Martin Carr reviews the third episode of Perry Mason…
Court room distractions, amorous missives and perfectly placed dentures hold the key to the mystery in Perry Mason. Political games, power plays and newspaper headlines take precedence over incarcerated intimidation tactics. In a short time this has turned into a turf war between government appointed officials and high profile defence lawyers, as HBO lean into that 1930’s vibe.
Reporters with flashbulbs stand by as persons of power get a wet shave and Mason works around the edges, between the cracks and beyond convention. This show remains more about the atmosphere and ambience which draws the audience in, rather than anything complex concerning narrative. Stephen Root and John Lithgow glower at each other over brandy and cigars, while our eponymous anti-hero is suitably unshaven and brazenly persistent in his pursuit of evidence.
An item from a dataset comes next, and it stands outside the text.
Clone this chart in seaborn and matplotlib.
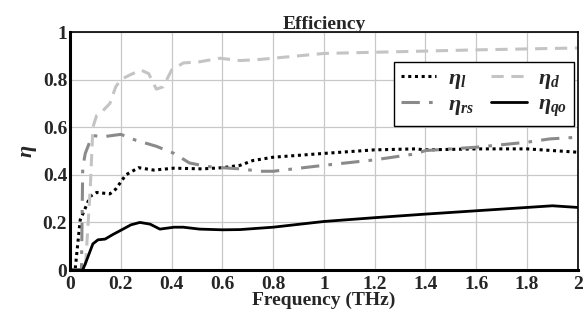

Tatiana Maslany’s Sister Alice is a delicate balance of theatricality and stone cold pragmatism. Her chemistry with Mason is undeniable while the holier than thou Bible belt sequences walk the line between fact and fiction easily. Meanwhile Chris Chalk’s officer Drake is quickly walking away with any scene he inhabits, as confrontations and quiet conversations with Mason remain continually riveting.
Trial scenes on the other hand are clichéd and typical. Witnesses shout, aggrieved spectators rattle their proverbial sabres and compromised defendants confess at will. Church and state might clash repeated in a series which is still in the process of world building, yet Perry Mason remains pleasing due to an inherent authenticity. From opening frame to closing credit it continues to exude that Double Indemnity vibe without missing a beat.
Shades of grey define these people while secrets of a diabolical nature are hinted at beyond the façade of respectability and good humour. As a show it is more concerned with exploring the various facets of character and motivation than actually driving plot forward. HBO have taken the time to provide a rich canvas so audiences can invest in Emily Dodson’s plight, whilst exploring racial inequality through the trials of patrolman Drake. A character who is constantly conflicted by being denigrated due to colour yet revered due to professional position.
Although this first season may have received its fair share of mixed reviews by some, Perry Mason has quickly established itself as a sophisticated, complex and consistent period piece.